- Exercise prompt -
Omit every picture, and retype the lines that run from the beginning of the data below through the line containing "(onn) at (301.5,205)", inclusive.

(begin)

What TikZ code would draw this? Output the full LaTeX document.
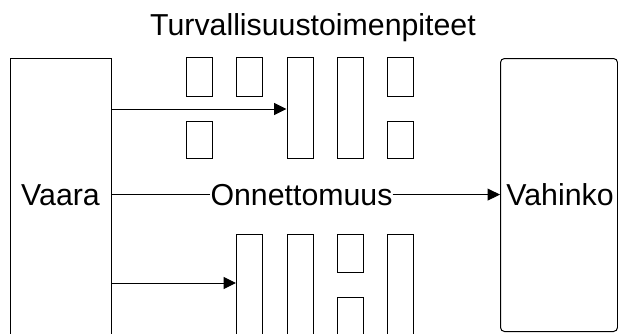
\documentclass[tikz,border=0pt]{standalone}
\usepackage{fontspec}
\setmainfont{Liberation Sans}
\usetikzlibrary{arrows.meta}
\begin{document}
\begin{tikzpicture}[x=1pt,y=-1pt,
  box/.style={draw, line width=1pt, inner sep=0pt, anchor=north west, minimum width=26pt},
  lbl/.style={inner sep=0pt, anchor=base, font=\fontsize{30.3}{36}\selectfont},
  conn/.style={line width=1pt},
  arr/.style={conn, -{Triangle[length=12.5pt,width=12pt]}}]
\useasboundingbox (0,0) rectangle (618,333);
\clip (0,0) rectangle (618,333);

% hazard and damage blocks
\node[box, minimum width=101pt, minimum height=290pt] (vaara) at (10,58) {};
\node[box, rounded corners=4pt, minimum width=117pt, minimum height=273pt] (vahinko) at (500,58) {};

% safety barriers, upper row
\node[box, minimum height=39pt]  (t1) at (186,57) {};
\node[box, minimum height=39pt]  (t2) at (236,57) {};
\node[box, minimum height=101pt] (t3) at (286.5,57) {};
\node[box, minimum height=37pt]  (t4) at (186,121) {};
\node[box, minimum height=101pt] (t5) at (337,57) {};
\node[box, minimum height=39pt]  (t6) at (387,57) {};
\node[box, minimum height=37pt]  (t7) at (387,121) {};

% safety barriers, lower row
\node[box, minimum height=120pt] (b1) at (236,234) {};
\node[box, minimum height=120pt] (b2) at (286.5,234) {};
\node[box, minimum height=38pt]  (b3) at (337,234) {};
\node[box, minimum height=60pt]  (b4) at (337,297) {};
\node[box, minimum height=120pt] (b5) at (387,234) {};

% labels
\node[lbl] (title) at (313,35) {Turvallisuustoimenpiteet};
\node[lbl] (vaaraT) at (60.5,205) {Vaara};
\node[lbl] (vahinkoT) at (560,205) {Vahinko};
\node[lbl] (onn) at (301.5,205) {Onnettomuus};

% connectors
\path (vaara.east |- 0,109) coordinate (s1);
\path (vaara.east |- 0,283) coordinate (s2);
\draw[arr] (s1) -- (s1 -| t3.west);
\draw[arr] (s2) -- (s2 -| b1.west);
\draw[conn] (vaara.east |- onn.west) -- (onn.west);
\draw[arr] (onn.east) -- (onn.east -| vahinko.west);
\end{tikzpicture}
\end{document}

(end)

- Answer for the task -
What TikZ code would draw this? Output the full LaTeX document.
\documentclass[tikz,border=0pt]{standalone}
\usepackage{fontspec}
\setmainfont{Liberation Sans}
\usetikzlibrary{arrows.meta}
\begin{document}
\begin{tikzpicture}[x=1pt,y=-1pt,
  box/.style={draw, line width=1pt, inner sep=0pt, anchor=north west, minimum width=26pt},
  lbl/.style={inner sep=0pt, anchor=base, font=\fontsize{30.3}{36}\selectfont},
  conn/.style={line width=1pt},
  arr/.style={conn, -{Triangle[length=12.5pt,width=12pt]}}]
\useasboundingbox (0,0) rectangle (618,333);
\clip (0,0) rectangle (618,333);

% hazard and damage blocks
\node[box, minimum width=101pt, minimum height=290pt] (vaara) at (10,58) {};
\node[box, rounded corners=4pt, minimum width=117pt, minimum height=273pt] (vahinko) at (500,58) {};

% safety barriers, upper row
\node[box, minimum height=39pt]  (t1) at (186,57) {};
\node[box, minimum height=39pt]  (t2) at (236,57) {};
\node[box, minimum height=101pt] (t3) at (286.5,57) {};
\node[box, minimum height=37pt]  (t4) at (186,121) {};
\node[box, minimum height=101pt] (t5) at (337,57) {};
\node[box, minimum height=39pt]  (t6) at (387,57) {};
\node[box, minimum height=37pt]  (t7) at (387,121) {};

% safety barriers, lower row
\node[box, minimum height=120pt] (b1) at (236,234) {};
\node[box, minimum height=120pt] (b2) at (286.5,234) {};
\node[box, minimum height=38pt]  (b3) at (337,234) {};
\node[box, minimum height=60pt]  (b4) at (337,297) {};
\node[box, minimum height=120pt] (b5) at (387,234) {};

% labels
\node[lbl] (title) at (313,35) {Turvallisuustoimenpiteet};
\node[lbl] (vaaraT) at (60.5,205) {Vaara};
\node[lbl] (vahinkoT) at (560,205) {Vahinko};
\node[lbl] (onn) at (301.5,205) {Onnettomuus};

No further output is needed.